I read those old journal entries again for the first time in ages. And to my immense satisfaction, I read them while visiting Dubai. Imagine, the Gulf States, drenched in Arabic lettering and the architecture of the Middle East. Better still, I’d gotten there from Uganda, our new home. Better still, I’d soon be returning to a wife I met in Central America and kids raised in Francophone Africa. How immense is the world, and how endlessly fascinating and satisfying.

The same could be said of Dubai.

Dubai

On a video conference, I’d caught my Dubai colleague drinking from a paper, coffee-shop coffee cup. “Oh yeah,” he told me, “Dubai is the real world.” Other friends told me similar: it’s clean, everything works, it’s a mecca of international shopping, taking in elements of Western Europe, Asia, Africa, and the Middle East. I also heard the place is an immense fashion show, where everyone turns out dressed to impress.

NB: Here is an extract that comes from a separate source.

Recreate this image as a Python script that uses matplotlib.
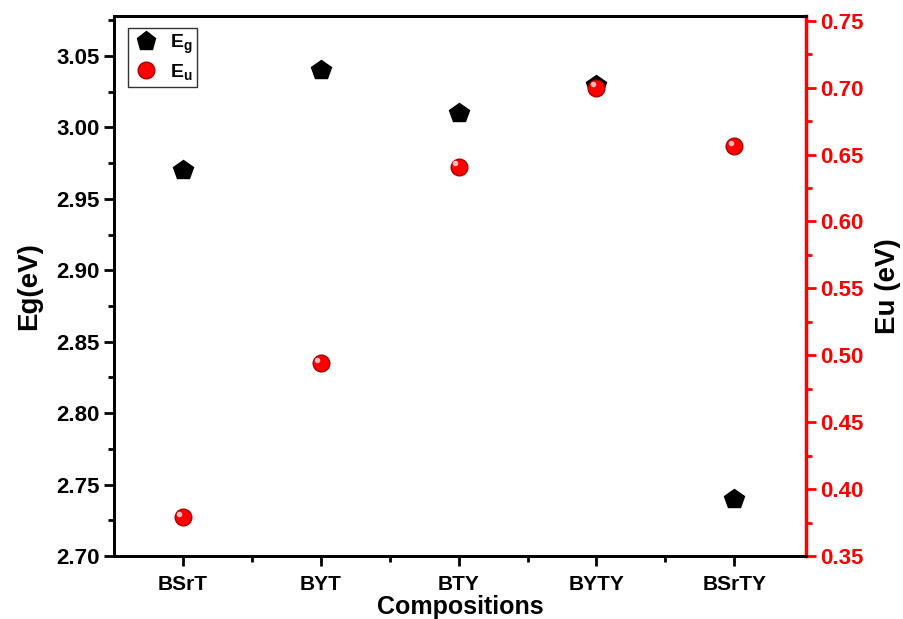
import matplotlib.pyplot as plt
import matplotlib.transforms as mtrans
from matplotlib.lines import Line2D

plt.rcParams['font.family'] = ['Liberation Sans', 'DejaVu Sans']
plt.rcParams['font.weight'] = 'bold'
plt.rcParams['mathtext.fontset'] = 'custom'
plt.rcParams['mathtext.bf'] = 'Liberation Sans:bold'
plt.rcParams['mathtext.rm'] = 'Liberation Sans:bold'

comps = ['BSrT', 'BYT', 'BTY', 'BYTY', 'BSrTY']
eg = [2.97, 3.04, 3.01, 3.03, 2.74]
eu = [0.379, 0.494, 0.641, 0.700, 0.656]
xpos = [1, 2, 3, 4, 5]

fig = plt.figure(figsize=(9.04, 6.19), dpi=100)
ax = fig.add_axes([114/904, 1-556/619, (806-114)/904, (556-16)/619])
ax2 = ax.twinx()

ax.plot(xpos, eg, 'p', color='black', markersize=15, linestyle='none')
ax2.plot(xpos, eu, 'o', color='red', markeredgecolor='#b00000', markersize=12, linestyle='none')
# little highlight so the red points look like spheres
hl = mtrans.offset_copy(ax2.transData, fig=fig, x=-2.5, y=2.5, units='points')
ax2.plot(xpos, eu, 'o', color='#ffd0d0', markeredgewidth=0, markersize=4, alpha=0.9, transform=hl)

ax.set_xlim(0.5, 5.52)
ax.set_ylim(2.70, 3.078)
ax2.set_ylim(0.35, 0.7535)
ax.set_xticks(xpos)
ax.set_xticklabels(comps)
ax.set_xticks([1.5, 2.5, 3.5, 4.5], minor=True)
ax.set_yticks([2.70, 2.75, 2.80, 2.85, 2.90, 2.95, 3.00, 3.05])
ax.set_yticks([2.725, 2.775, 2.825, 2.875, 2.925, 2.975, 3.025, 3.075], minor=True)
ax2.set_yticks([0.35, 0.40, 0.45, 0.50, 0.55, 0.60, 0.65, 0.70, 0.75])
ax2.set_yticks([0.375, 0.425, 0.475, 0.525, 0.575, 0.625, 0.675, 0.725], minor=True)

ax.tick_params(axis='both', which='major', direction='out', length=7, width=2, labelsize=16)
ax.tick_params(axis='x', which='major', pad=7, labelsize=15)
ax.tick_params(axis='both', which='minor', direction='out', length=4, width=2)
ax2.tick_params(axis='y', which='major', direction='out', length=7, width=2, labelsize=16,
                colors='red')
ax2.tick_params(axis='y', which='minor', direction='out', length=4, width=2, colors='red')
for t in ax.get_xticklabels() + ax.get_yticklabels() + ax2.get_yticklabels():
    t.set_fontweight('bold')

for s in ['left', 'bottom', 'top']:
    ax.spines[s].set_linewidth(2)
ax2.spines['right'].set_color('red')
ax2.spines['right'].set_linewidth(2.5)
for s in ['left', 'bottom', 'top']:
    ax2.spines[s].set_linewidth(2)

ax.set_xlabel('Compositions', fontsize=18, fontweight='bold')
ax.xaxis.set_label_coords(0.5, (556 - 607) / 540)
ax.xaxis.label.set_va('center')
ax.set_ylabel('Eg(eV)', fontsize=20, fontweight='bold', labelpad=10)
ax2.set_ylabel('Eu (eV)', fontsize=20, fontweight='bold', labelpad=8)

handles = [Line2D([], [], marker='p', color='black', linestyle='none', markersize=14),
           Line2D([], [], marker='o', color='red', markeredgecolor='#b00000',
                  linestyle='none', markersize=12)]
leg = ax2.legend(handles, [r'$\mathbf{E_g}$', r'$\mathbf{E_u}$'], loc='upper left',
                 bbox_to_anchor=(14/692, 1-12/540), borderaxespad=0, fancybox=False,
                 edgecolor='black', fontsize=14, handletextpad=0.5, borderpad=0.25,
                 labelspacing=0.3, handlelength=1.4)
leg.get_frame().set_linewidth(1)

fig.savefig('out.png', dpi=100)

I learned a few other things about Dubai the few short days I was there. The above all seemed to be true. But I also learned:

  1. 80% of the world’s high rise construction cranes are in Dubai, as the growth is so fast
  2. the country produces over 90% of its water needs by desalinizing sea water.
  3. the place is so hot, roads are built with additional polymers that change the heat properties of asphalt, permitting temperatures of over 50 degrees celcius (just hotter than your average Dubai summer).
Dubai skyline

But if I had to sum it up, I’d say, take the extravagance of Manhattan, but build everything anew, and using modern materials and systems. Dubai sparkled, it really did. And secondly, build the city on the basis of calculated financial risk management and the extensive input of architects and engineers. After living for so many decades in places where engineers seem to be an afterthought and designs are rudimentary, poorly thought-out, or haphazard, to walk the streets of a city where the planners and designers seem to have had the upper hand was spectacular.

Not that I walked, of course! Nobody does. I went from air conditioned car to air conditioned hotel to air conditioned shopping center to air conditioned office, and back. Dubai was blisteringly hot, and I was there in the cool season. I can’t imagine living there. But if I could go back to 1992 and reassure my 21 year old self that I’d indeed travel the world, it would perhaps give that young adventurer some peace the next year or so in Indonesia. All he’d need to do is divest himself of a few careless, romantic decisions, and the rest of the world would soon await his curiosity for exploration. Alhamdullilahi.